Вот Леонид Андреев, говорит Горький, всю свою жизнь промечтал о каком-то необычайном упорядочивании жизни. То бросался покупать дачу; то решал сделаться «летучим голландцем», приобретшим паровую яхту, и рассказывал о своих планах Горькому: купит он, мол, яхту, перенесет на нее чернила, бумаги (были ли тогда в обиходе у писателей машинки – не знаю) и станет плавать из одного порта в другой. Выйдет на берег, насмотрится, навстречается со всяким людом, надышится воздухом иной страны и вернется на яхту записывать все это и выправлять. Кончит это, пойдет в другой порт. Так и проездит всю жизнь, имея неистощимый материал впечатлений. И не только яхту купил, – и плащ морской, и сапоги резиновые, и кожаный треух, какого нигде никто не носит, кроме рыбаков в осенние бури, и все это через полтора месяца выбросил: оказывается, не принесли они ему комфорта, не упорядочили жизни.
Совсем еще молод Горький. Глядя на него, никак не дашь ему больше сорока лет. И это не в комплимент ему, не из желания сказать приятное слово. В нем нет ничего старческого, ничего брюзгливого, одряхлевшего и обвиснувшего. Отлично он тренирован жизнью, просвежен сквозняковыми ветрами скитаний, закален тысячами встреч, наблюдений, опытов. И поэтому нет в нем ничего от маститости, простота его не лицемерна, человечность не теоретична, интерес к жизни горяч и глубок. Новое время в нем имеет крепкого друга, несмотря на множество связей, корней, зацепок, которыми пришит он к прошлому. Больше чем кто-либо иной из «стариков» предшествовавшего поколения культурных людей, он может понять и поднять задачи и стремления вновь нарождающейся культуры. Но для этого необходимо нужно все время держать его в курсе ее повседневных достижений, ее местных технических условий, ее внутренних взаимоотношений.

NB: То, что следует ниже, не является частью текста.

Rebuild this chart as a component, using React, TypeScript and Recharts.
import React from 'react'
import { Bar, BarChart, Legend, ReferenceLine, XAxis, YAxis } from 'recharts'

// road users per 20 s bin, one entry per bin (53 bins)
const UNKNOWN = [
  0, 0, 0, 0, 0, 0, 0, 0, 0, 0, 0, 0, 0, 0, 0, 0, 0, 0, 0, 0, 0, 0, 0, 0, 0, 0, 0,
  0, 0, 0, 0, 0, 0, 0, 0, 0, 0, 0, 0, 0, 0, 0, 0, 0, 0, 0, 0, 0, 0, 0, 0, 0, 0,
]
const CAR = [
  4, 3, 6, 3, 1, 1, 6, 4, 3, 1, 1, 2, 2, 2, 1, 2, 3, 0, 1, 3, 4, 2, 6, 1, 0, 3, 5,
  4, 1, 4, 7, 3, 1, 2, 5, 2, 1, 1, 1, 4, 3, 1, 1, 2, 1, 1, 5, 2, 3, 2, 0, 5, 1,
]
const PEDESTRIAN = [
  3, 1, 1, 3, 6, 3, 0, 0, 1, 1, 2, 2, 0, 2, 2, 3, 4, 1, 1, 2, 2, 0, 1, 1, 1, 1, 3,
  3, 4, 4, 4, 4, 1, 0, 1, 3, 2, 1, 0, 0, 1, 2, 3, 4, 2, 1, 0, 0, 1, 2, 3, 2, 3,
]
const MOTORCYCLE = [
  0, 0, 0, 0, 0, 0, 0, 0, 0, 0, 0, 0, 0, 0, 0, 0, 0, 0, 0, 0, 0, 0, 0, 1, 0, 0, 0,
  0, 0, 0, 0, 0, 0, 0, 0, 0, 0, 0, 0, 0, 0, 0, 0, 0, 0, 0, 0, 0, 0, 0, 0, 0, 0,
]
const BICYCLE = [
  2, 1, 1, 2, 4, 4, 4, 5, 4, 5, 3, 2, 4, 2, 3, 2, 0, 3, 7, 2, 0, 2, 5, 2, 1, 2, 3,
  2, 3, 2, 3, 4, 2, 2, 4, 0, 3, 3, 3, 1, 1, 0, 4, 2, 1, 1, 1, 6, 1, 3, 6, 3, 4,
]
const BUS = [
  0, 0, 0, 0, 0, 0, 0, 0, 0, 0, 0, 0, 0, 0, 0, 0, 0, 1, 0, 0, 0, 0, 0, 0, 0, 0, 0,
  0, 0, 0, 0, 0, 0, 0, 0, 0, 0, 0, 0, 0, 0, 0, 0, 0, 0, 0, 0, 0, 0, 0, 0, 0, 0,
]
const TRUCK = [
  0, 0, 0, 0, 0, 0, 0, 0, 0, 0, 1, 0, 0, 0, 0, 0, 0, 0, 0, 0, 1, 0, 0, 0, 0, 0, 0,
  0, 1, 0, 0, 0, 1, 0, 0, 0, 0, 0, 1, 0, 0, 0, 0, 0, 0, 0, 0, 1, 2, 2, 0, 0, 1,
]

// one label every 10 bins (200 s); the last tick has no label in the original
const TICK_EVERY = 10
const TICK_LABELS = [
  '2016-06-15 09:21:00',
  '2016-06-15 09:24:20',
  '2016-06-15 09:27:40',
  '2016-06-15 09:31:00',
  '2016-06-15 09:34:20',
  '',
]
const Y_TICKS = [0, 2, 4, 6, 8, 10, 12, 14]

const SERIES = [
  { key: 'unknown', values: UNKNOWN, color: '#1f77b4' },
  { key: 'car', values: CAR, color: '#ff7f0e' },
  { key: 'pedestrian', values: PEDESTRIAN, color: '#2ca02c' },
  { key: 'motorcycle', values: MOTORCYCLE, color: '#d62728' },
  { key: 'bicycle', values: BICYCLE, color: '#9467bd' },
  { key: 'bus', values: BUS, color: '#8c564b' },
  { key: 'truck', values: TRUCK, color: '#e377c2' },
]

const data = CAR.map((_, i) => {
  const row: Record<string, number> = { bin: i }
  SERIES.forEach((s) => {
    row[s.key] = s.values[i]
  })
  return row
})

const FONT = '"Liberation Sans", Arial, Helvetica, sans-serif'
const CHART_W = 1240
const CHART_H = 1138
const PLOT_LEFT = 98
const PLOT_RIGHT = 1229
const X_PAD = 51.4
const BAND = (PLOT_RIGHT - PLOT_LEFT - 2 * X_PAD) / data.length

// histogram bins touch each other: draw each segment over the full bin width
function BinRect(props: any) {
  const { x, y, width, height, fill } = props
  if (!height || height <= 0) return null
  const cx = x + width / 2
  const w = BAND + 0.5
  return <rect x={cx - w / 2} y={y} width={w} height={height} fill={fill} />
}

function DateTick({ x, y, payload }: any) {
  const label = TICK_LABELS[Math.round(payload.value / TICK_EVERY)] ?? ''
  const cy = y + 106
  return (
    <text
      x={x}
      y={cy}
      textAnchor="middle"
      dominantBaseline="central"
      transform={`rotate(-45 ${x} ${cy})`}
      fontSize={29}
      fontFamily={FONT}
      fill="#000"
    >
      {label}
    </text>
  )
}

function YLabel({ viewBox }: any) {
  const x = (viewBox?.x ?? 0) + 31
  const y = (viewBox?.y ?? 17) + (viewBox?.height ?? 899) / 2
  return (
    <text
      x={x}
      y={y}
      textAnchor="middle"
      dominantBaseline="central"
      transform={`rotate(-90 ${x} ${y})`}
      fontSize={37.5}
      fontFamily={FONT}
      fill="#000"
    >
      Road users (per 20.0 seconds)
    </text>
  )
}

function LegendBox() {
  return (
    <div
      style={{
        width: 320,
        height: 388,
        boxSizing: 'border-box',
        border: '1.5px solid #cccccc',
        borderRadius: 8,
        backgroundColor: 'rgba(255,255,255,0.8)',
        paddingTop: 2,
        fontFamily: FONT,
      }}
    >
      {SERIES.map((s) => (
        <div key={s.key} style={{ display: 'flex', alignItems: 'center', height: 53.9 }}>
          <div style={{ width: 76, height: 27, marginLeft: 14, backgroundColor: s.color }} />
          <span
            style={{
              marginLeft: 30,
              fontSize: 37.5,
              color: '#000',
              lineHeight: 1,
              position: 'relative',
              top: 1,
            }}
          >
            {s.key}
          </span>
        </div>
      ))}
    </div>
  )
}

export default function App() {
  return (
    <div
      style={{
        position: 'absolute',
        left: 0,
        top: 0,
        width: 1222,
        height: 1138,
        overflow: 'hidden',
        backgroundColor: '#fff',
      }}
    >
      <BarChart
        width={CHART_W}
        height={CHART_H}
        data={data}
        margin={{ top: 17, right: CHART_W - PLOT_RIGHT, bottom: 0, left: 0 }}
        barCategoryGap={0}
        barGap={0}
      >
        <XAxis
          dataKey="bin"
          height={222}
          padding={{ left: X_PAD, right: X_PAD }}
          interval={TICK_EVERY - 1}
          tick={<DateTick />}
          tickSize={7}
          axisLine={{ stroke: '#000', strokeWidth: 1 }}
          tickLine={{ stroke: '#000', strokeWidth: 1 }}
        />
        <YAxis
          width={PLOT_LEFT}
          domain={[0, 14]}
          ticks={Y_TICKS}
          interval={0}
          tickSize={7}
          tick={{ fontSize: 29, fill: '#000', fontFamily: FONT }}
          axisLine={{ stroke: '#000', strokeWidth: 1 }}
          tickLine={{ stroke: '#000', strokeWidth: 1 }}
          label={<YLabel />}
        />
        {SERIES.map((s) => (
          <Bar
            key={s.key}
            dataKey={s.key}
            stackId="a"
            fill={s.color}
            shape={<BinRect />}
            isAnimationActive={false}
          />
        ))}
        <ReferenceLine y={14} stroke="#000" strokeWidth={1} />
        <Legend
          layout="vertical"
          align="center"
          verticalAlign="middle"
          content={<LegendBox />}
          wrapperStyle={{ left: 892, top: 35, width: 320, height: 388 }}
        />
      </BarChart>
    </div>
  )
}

Говоря это, я имею в виду новую советскую поэзию, но думаю, что правильно это и во всяком другом отношении. Ведь не вспомни я строф Светлова, так бы и прошли они мимо горьковского слуха. А Светлов – один из таких поэтов, которыми бросаться нельзя., И как бы ни искал Алексей Максимович подлинных живых строк, направленных в письмах к нему, живей и горячей строки Светлова отыскивать не приходится. Но, найдя ее, нельзя оставлять ее без призора, нельзя успокаиваться на этой находке, откладывая ее в сторону до более свободного времени. Так как и блестящая строка может потускнеть и заржаветь без постоянной полировки, постоянной обтачиваемости о внимание и сочувствие своих современников. Это Горький должен знать и помнить в первую очередь. Этим напоминанием постоянным и, может быть, несколько докучливым и была заполнена моя жизнь в Сорренто, как заполнена она этим всегда и везде.
Две недели, проведенные близ Горького, еще раз подтвердили мое представление о необходимости самых горячих литературных споров, об опасности всеобщего примиренчества, застывания, нивелировки. Не знаю, какое я произвел впечатление на Горького, но из разговоров с ним я почувствовал и убедился в том, что ближе всего ему дело не только своего литературного труда, своей литературной продукции, но и общее дело всей советской литературы, в котором не может быть общих вкусов и общих пониманий, в силу пестроты, разнозначимости и разносильности составляющих ее течений, как раз и определяющих ее бурный подъем, быстроту и свежесть ее течения.
Костюм сшит, стихи прочитаны, деньги кончаются: нам нужно уезжать из Сорренто. Мы хотим еще проехать до самого кончика, до носка итальянского сапога, побывать в Палермо и потом вернуться обратно. Теплый дождь пеленой закрыл близлежащие горы. Машина Максима Пешкова, на которой он повезет нас в Кастелламаре, фыркает у ворот. Последнее пожелание, обещание во что бы то ни стало встретить Горького весной в России, крепкое объятие его длинных мускулистых рук, – усы у него, как оказалось, совсем мягкие, – мы забираемся под поднятый верх машины, чугунные ворота раскрыты, мотор рвет с места. Оглядываясь, вижу высокую фигуру в верблюжьем жилете, широком муаровом поясе, кожаных туфлях, на фоне сводчатой стеклянной двери, машущую нам вслед рукой.
И автомобиль рушится вниз с Капо ди Сорренто по крутой извилистой, покрытой лужами белой дороге.